映像鑑賞
本気モードのクドカンと<のん>の真剣お遊び舞台(そんな触込み?)に心惹かれていたところ配信を観られてラッキー。映像では編集の妙もあったか知らんがそれはそれ。
舞台は過去散見した宮藤官九郎のどの作品より濃く、パスタのソースをゼータクに麺に絡めて頬張る的観劇に五感が満足。(もっともオチのクドカンらしい気抜け、劇的高揚を演劇らしく作る松尾スズキとの違いは性格の違い?)

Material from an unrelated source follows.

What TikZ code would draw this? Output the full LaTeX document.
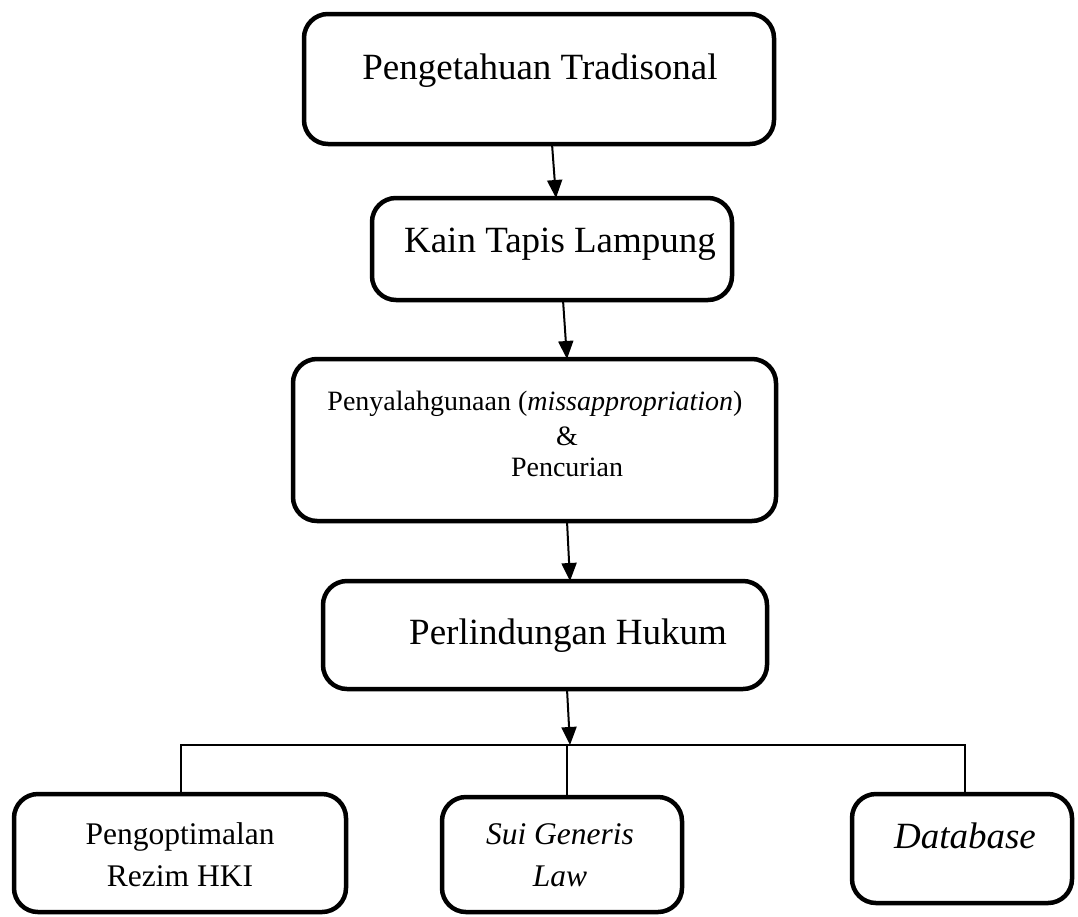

観ながらしばしば思い出したのは、その松尾スズキの「キレイ」。未来の日本、ディストピア、戦争、逞しく生きる者たち、強迫神経症な者たち、生物学的人間でない人間、ナンセンス、荒唐無稽な話・・と共通点が挙がるが、無茶苦茶加減は「キレイ」に及ばず。ただ、基本バンドによる限りなく演劇に近接したライブ、という変異種の強味は楽曲じたいの美味さ。歌、ギター、ドラム、サックス、キーボードと出演者がこなすステージは基本ライブに「演劇」なる濃厚ソースが掛かり、もはや演劇(でも元はライブ)という様態。美味なるシーンの羅列であった「キレイ」に並び、羅列礼賛論へと手招きする蠱惑的舞台ではあった。